= INSTRUCTION =
Extract word for word the lines of the listing from its start to the line holding "33, 29, 25]", both ends kept; pictures are not part of the copy.

= MATERIAL =

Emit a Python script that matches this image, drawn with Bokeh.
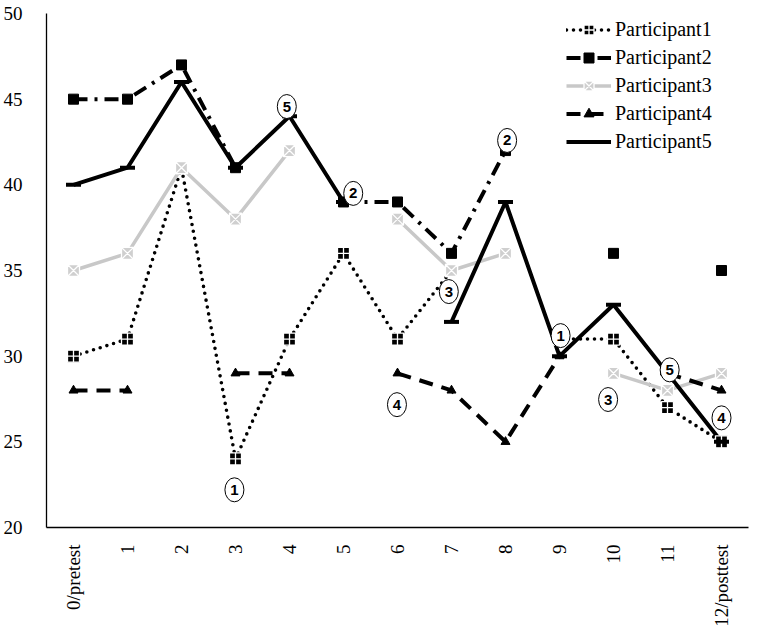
import math
from bokeh.plotting import figure
from bokeh.models import Legend, LegendItem, FixedTicker, ColumnDataSource
from bokeh.core.properties import value
from bokeh.embed import file_html
from bokeh.resources import INLINE

nan = float("nan")

sessions = list(range(13))
session_labels = ["0/pretest", "1", "2", "3", "4", "5", "6", "7", "8", "9", "10", "11", "12/posttest"]
y_ticks = [20, 25, 30, 35, 40, 45, 50]

participant1 = [30, 31, 41, 24, 31, 36, 31, 35, nan, 31, 31, 27, 25]
participant2 = [45, 45, 47, 41, nan, 39, 39, 36, 42, nan, 36, nan, 35]
participant3 = [35, 36, 41, 38, 42, nan, 38, 35, 36, nan, 29, 28, 29]
participant4 = [28, 28, nan, 29, 29, nan, 29, 28, 25, 30, nan, 29, 28]
participant5 = [40, 41, 46, 41, 44, 39, nan, 32, 39, 30, 33, 29, 25]

callout_text = ["5", "2", "3", "2", "4", "1", "1", "3", "5", "4"]
callout_x = [3.95, 5.18, 6.95, 8.03, 5.99, 2.98, 9.02, 9.9, 11.04, 12.0]
callout_y = [44.57, 39.5, 33.77, 42.59, 27.17, 22.2, 31.2, 27.47, 29.2, 26.4]

SERIF = "Liberation Serif"

p = figure(width=750, height=629, x_range=(-0.5, 12.5), y_range=(20, 50),
           output_backend="svg", toolbar_location=None,
           min_border_left=43, min_border_right=2, min_border_top=13, min_border_bottom=102)
p.xgrid.visible = False
p.ygrid.visible = False
p.outline_line_color = None
p.background_fill_color = "white"

# axes
p.xaxis.ticker = FixedTicker(ticks=sessions)
p.xaxis.major_label_overrides = {i: lab for i, lab in zip(sessions, session_labels)}
p.xaxis.major_label_orientation = math.pi / 2
p.yaxis.ticker = FixedTicker(ticks=y_ticks)
for ax in (p.xaxis, p.yaxis):
    ax.axis_line_color = "black"
    ax.axis_line_width = 1.3
    ax.major_tick_line_color = None
    ax.minor_tick_line_color = None
    ax.major_label_text_font = SERIF
    ax.major_label_text_font_size = "19px"
    ax.major_label_text_color = "black"
p.xaxis.major_label_standoff = 11
p.yaxis.major_label_standoff = 18

# lines
l1 = p.line(sessions, participant1, line_color="black", line_width=3.6, line_dash="0 7", line_cap="round")
l2 = p.line(sessions, participant2, line_color="black", line_width=4, line_dash="14 7 3 7")
l3 = p.line(sessions, participant3, line_color="#c8c8c8", line_width=3.5)
l4 = p.line(sessions, participant4, line_color="black", line_width=4, line_dash="14 9")
l5 = p.line(sessions, participant5, line_color="black", line_width=4)

# markers
m1 = p.scatter(sessions, participant1, marker="square_cross", size=12, fill_color="black", line_color="white", line_width=1.3)
m2 = p.scatter(sessions, participant2, marker="square", size=10, fill_color="black", line_color="black")
m3 = p.scatter(sessions, participant3, marker="square_x", size=12, fill_color="#cfcfcf", line_color="white", line_width=1.3)
m4 = p.scatter(sessions, participant4, marker="triangle", size=9, fill_color="black", line_color="black")
m5 = p.scatter(sessions, participant5, marker="dash", size=15, line_color="black", line_width=4)

# circled callouts
src = ColumnDataSource(dict(x=callout_x, y=callout_y, t=callout_text))
p.ellipse(x="x", y="y", width=19, height=24, width_units="screen", height_units="screen",
          fill_color="white", line_color="black", line_width=1, source=src)
p.text(x="x", y="y", text="t", source=src, text_align="center", text_baseline="middle",
       text_font=value("Liberation Sans"), text_font_style="bold", text_font_size="15px", text_color="black")

legend = Legend(items=[
    LegendItem(label="Participant1", renderers=[l1, m1]),
    LegendItem(label="Participant2", renderers=[l2, m2]),
    LegendItem(label="Participant3", renderers=[l3, m3]),
    LegendItem(label="Participant4", renderers=[l4, m4]),
    LegendItem(label="Participant5", renderers=[l5, m5]),
], location=(520, 373))
legend.glyph_width = 45
legend.glyph_height = 25
legend.label_height = 25
legend.label_standoff = 4
legend.spacing = 3
legend.padding = 5
legend.border_line_color = None
legend.background_fill_alpha = 0
legend.label_text_font = SERIF
legend.label_text_font_size = "20px"
legend.label_text_color = "black"
p.add_layout(legend)

open("out.html", "w").write(file_html(p, INLINE))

= TASK RESULT =
Emit a Python script that matches this image, drawn with Bokeh.
import math
from bokeh.plotting import figure
from bokeh.models import Legend, LegendItem, FixedTicker, ColumnDataSource
from bokeh.core.properties import value
from bokeh.embed import file_html
from bokeh.resources import INLINE

nan = float("nan")

sessions = list(range(13))
session_labels = ["0/pretest", "1", "2", "3", "4", "5", "6", "7", "8", "9", "10", "11", "12/posttest"]
y_ticks = [20, 25, 30, 35, 40, 45, 50]

participant1 = [30, 31, 41, 24, 31, 36, 31, 35, nan, 31, 31, 27, 25]
participant2 = [45, 45, 47, 41, nan, 39, 39, 36, 42, nan, 36, nan, 35]
participant3 = [35, 36, 41, 38, 42, nan, 38, 35, 36, nan, 29, 28, 29]
participant4 = [28, 28, nan, 29, 29, nan, 29, 28, 25, 30, nan, 29, 28]
participant5 = [40, 41, 46, 41, 44, 39, nan, 32, 39, 30, 33, 29, 25]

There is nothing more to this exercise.